The question of what is the best music notation software is a popular debate within the music community, and there are loyalists everywhere who will fiercely defend their software of choice. The short answer to the question of which software is best for music notation isn't so clear cut. In short, it depends on many factors. What are your needs? What is your experience? Who will be the end user? In this post, we'll explore several of the most popular options for music notation software in order to offer some insight on the topic. I've not covered the smaller players in this area nor have I covered newcomer Dorico here as those products aren't prevalent enough yet in the industry to warrant inclusion in the scope of this post.
Using Your DAW for Music Notation
I've used Logic Pro several times for music notation. While it was incredibly convenient, I found it to be lacking in ease of use and functionality. That said, using the music notation feature that's built into your DAW of choice can be a great solution if you're preparing tracks for a session and need to get a score out to your musicians in a time crunch.
This was exactly what happened when I was handling music prep for the Franco Dragone production Le Reve in Las Vegas. Back in 2004 when the show was in production, I was assisting composer Benoit Jutras in his studio preparing backing tracks and the music score for the band. Benoit did all of his composing in Logic, and the material was changing quickly. I initially suggested importing the files into Finale to prepare them for the band, but Benoit insisted (and rightfully so) that Logic would be the better option in this case.
For Le Reve, preparing the scores in Logic worked perfectly, as per Benoit's suggestion. The reason for this is that it allowed us to work much faster to adapt to a rapidly evolving production, and we needed to be able to get scores out to the musicians quickly. The fine detail the we could achieve using a dedicated music notation software would be lost on the musicians in this case. On a production show such as Le Reve, much of the music is memorized by the time the show opens, so the musicians rarely reference the printed page. Also, bringing in substitute musicians happens quite rarely, as opposed to on Broadway, where as much as half of the orchestra could be comprised of subs at any given performance.
In summary, would say that using your DAW as your primary music notation software would not yield the best possible results, but in specific situations such as the one at Le Reve, it could be quite useful.
Finale Music Notation Software (by makemusic)
Finale, the music notation software from the company makemusic, has long been recognized as the industry standard for music notation. It has nearly every option imaginable for customization along with a dedicated and loyal user base. It's also the industry standard on Broadway and many other high level professional situations. The results are beautiful and the software is highly customizable. But it's not without its issues.

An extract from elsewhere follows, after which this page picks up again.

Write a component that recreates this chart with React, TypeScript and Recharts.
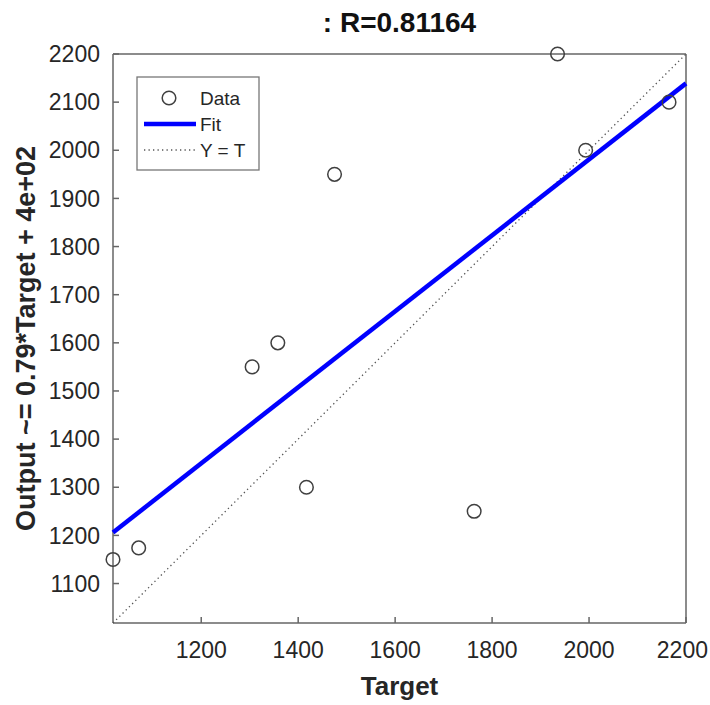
import React from 'react';
import { ScatterChart, Scatter, XAxis, YAxis } from 'recharts';

const targets = [1018, 1071, 1305, 1358, 1417, 1475, 1763, 1935, 1993, 2165];
const outputs = [1150, 1174, 1550, 1600, 1300, 1950, 1250, 2200, 2000, 2100];
const fitTargets = [1018, 2200];
const fitOutputs = [1206, 2139];
const identityValues = [1018, 2200];
const xTicks = [1200, 1400, 1600, 1800, 2000, 2200];
const yTicks = [1100, 1200, 1300, 1400, 1500, 1600, 1700, 1800, 1900, 2000, 2100, 2200];
const axisMin = 1018;
const axisMax = 2200;
const titleText = ': R=0.81164';
const xLabel = 'Target';
const yLabel = 'Output ~= 0.79*Target + 4e+02';
const legendLabels = ['Data', 'Fit', 'Y = T'];

const dataPoints = targets.map((t, i) => ({ t, o: outputs[i] }));
const fitPoints = fitTargets.map((t, i) => ({ t, o: fitOutputs[i] }));
const identityPoints = identityValues.map((v) => ({ t: v, o: v }));

const FONT = '"Liberation Sans", Arial, Helvetica, sans-serif';
const AX = '#666666';
const TXT = '#262626';

const Circle = (props: any) => (
  <circle cx={props.cx} cy={props.cy} r={6.8} fill="none" stroke="#404040" strokeWidth={1.5} />
);
const NoShape = () => <g />;

const XTick = (props: any) => {
  const { x, y, payload } = props;
  const isLast = payload.value === xTicks[xTicks.length - 1];
  return (
    <text
      x={isLast ? x + 22 : x}
      y={y}
      dy="0.71em"
      textAnchor={isLast ? 'end' : 'middle'}
      fill={TXT}
      fontSize={23}
      fontFamily={FONT}
    >
      {payload.value}
    </text>
  );
};

export default function App() {
  const tickStyle = { fill: TXT, fontSize: 23, fontFamily: FONT };
  return (
    <div style={{ position: 'absolute', left: 0, top: 0, width: 710, height: 705 }}>
      <ScatterChart width={710} height={705} margin={{ top: 53, left: 112, right: 23, bottom: 81 }}>
        <XAxis
          xAxisId={0}
          dataKey="t"
          type="number"
          domain={[axisMin, axisMax]}
          ticks={xTicks}
          interval={0}
          height={1}
          tickSize={-6}
          tickMargin={25}
          tick={XTick}
          axisLine={{ stroke: AX, strokeWidth: 1.5 }}
          tickLine={{ stroke: AX, strokeWidth: 1.5 }}
          label={{
            content: (p: any) => {
              const vb = p.viewBox;
              return (
                <text x={vb.x + vb.width / 2} y={vb.y + 72} textAnchor="middle" fontSize={26} fontWeight="bold" fontFamily={FONT} fill={TXT}>
                  {xLabel}
                </text>
              );
            },
          }}
        />
        <XAxis
          xAxisId="top"
          orientation="top"
          type="number"
          domain={[axisMin, axisMax]}
          ticks={xTicks}
          interval={0}
          height={1}
          tickSize={-6}
          tickFormatter={() => ''}
          axisLine={{ stroke: AX, strokeWidth: 1.5 }}
          tickLine={{ stroke: AX, strokeWidth: 1.5 }}
          label={{
            content: (p: any) => {
              const vb = p.viewBox;
              return (
                <text x={vb.x + vb.width / 2} y={vb.y - 21} textAnchor="middle" fontSize={28} fontWeight="bold" fontFamily={FONT} fill="#111">
                  {titleText}
                </text>
              );
            },
          }}
        />
        <YAxis
          yAxisId={0}
          dataKey="o"
          type="number"
          domain={[axisMin, axisMax]}
          ticks={yTicks}
          interval={0}
          width={1}
          tickSize={-6}
          tickMargin={19}
          tick={tickStyle}
          axisLine={{ stroke: AX, strokeWidth: 1.5 }}
          tickLine={{ stroke: AX, strokeWidth: 1.5 }}
          label={{
            content: (p: any) => {
              const vb = p.viewBox;
              const cx = vb.x - 86;
              const cy = vb.y + vb.height / 2;
              return (
                <text x={cx} y={cy} transform={`rotate(-90 ${cx} ${cy})`} textAnchor="middle" dominantBaseline="central" fontSize={27} fontWeight="bold" fontFamily={FONT} fill={TXT}>
                  {yLabel}
                </text>
              );
            },
          }}
        />
        <YAxis
          yAxisId="right"
          orientation="right"
          type="number"
          domain={[axisMin, axisMax]}
          ticks={yTicks}
          interval={0}
          width={1}
          tickSize={-6}
          tickFormatter={() => ''}
          axisLine={{ stroke: AX, strokeWidth: 1.5 }}
          tickLine={{ stroke: AX, strokeWidth: 1.5 }}
        />
        <Scatter
          data={identityPoints}
          xAxisId={0}
          yAxisId={0}
          line={{ stroke: '#555555', strokeWidth: 1.3, strokeDasharray: '1.3 3.2' }}
          shape={NoShape}
          isAnimationActive={false}
        />
        <Scatter
          data={fitPoints}
          xAxisId={0}
          yAxisId={0}
          line={{ stroke: '#0000FF', strokeWidth: 4.5 }}
          shape={NoShape}
          isAnimationActive={false}
        />
        <Scatter data={dataPoints} xAxisId={0} yAxisId={0} shape={Circle} isAnimationActive={false} />
      </ScatterChart>
      <svg style={{ position: 'absolute', left: 136, top: 76 }} width={124} height={95}>
        <rect x={1} y={1} width={122} height={93} fill="#ffffff" stroke="#777777" strokeWidth={1.3} />
        <circle cx={33} cy={22} r={6.8} fill="none" stroke="#404040" strokeWidth={1.5} />
        <line x1={8} y1={48} x2={60} y2={48} stroke="#0000FF" strokeWidth={4.5} />
        <line x1={8} y1={74} x2={60} y2={74} stroke="#555555" strokeWidth={1.3} strokeDasharray="1.3 3.2" />
        {legendLabels.map((s, i) => (
          <text key={s} x={64} y={22 + i * 26 + 7} fontSize={19} fontFamily={FONT} fill={TXT}>
            {s}
          </text>
        ))}
      </svg>
    </div>
  );
}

Many projects begin with the question "Which version of Finale are you on?". Unfortunately, Finale files aren't always backwards compatible, thus making collaboration strained sometimes as files created in newer versions of Finale can't necessarily be opened on older versions.
Finale is general thought to have a much steeper learning curve than other platforms as well as a much steeper price. So while still being one of the best music notation software products on the market, the barrier to entry can be quite high for many. While the possibilities with the software are endless as well as there being an extensive support community, for all but those using their notation software in high end professional environments, Finale might be a bit overwhelming. That said, for those who have the budget as well as the time to learn it, Finale is an incredibly powerful option.
Finale Music Notation Software is available from Amazon:
Sibelius Music Notation Software by Avid (by Avid)
Sibelius has now been around long enough that it's also become an industry standard, though not as deeply entrenched as Finale. One of the most attractive features of Sibelius is that it's designed with a very user friendly interface, and it's much easier for the user to get up and running creating beautiful scores very quickly. The pricing is a bit more attractive than Finale, making it more affordable. With a lower price point and ease of use, what's not to like?
The downside of Sibelius is that it's not as widely used as Finale. While many in the industry use Sibelius in the UK, Australia, and elsewhere, Finale is still the standard in the United States. On Broadway, Finale has a firm hold and I've yet to see any copyist using Sibelius unless they're working on a show that's being orchestrated by someone from abroad who is a Sibelius user. Even then, they'll usually convert the Sibelius files over to Finale and will work from there.
As someone who moved from Finale to Sibelius, I find the user interface in Sibelius to be much easier to manage. I can get my scores looking beautiful much quicker and more easily in Sibelius than in Finale. And from a composer's perspective, I find that Sibelius offers a rather intuitive interface which lends itself to composing directly into the software itself.
I've been told by many Finale users that Sibelius offers far fewer customization options than Finale, and that there are some obscure features necessary for the workflow of a Broadway production which simply work much better in Finale. For the average user, this shouldn't be a deciding factor unless the user intends to use the software as a copyist or arranger on Broadway.
Sibelius Music Notation Software is available from Amazon:
Which Music Notation Software is Best for Me?
It all depends. If you need a clean workflow which interfaces seamlessly with your DAW and you don't need to customize the look or layout of your score too much, you'll be perfectly fine using the scoring features of your DAW. If you're planning to do work on Broadway and/or you want to be able to tweak every little element of your score, you should definitely go with Finale. If you're in search of music notation software which delivers a beautiful looking score without too much fuss, Sibelius is your answer.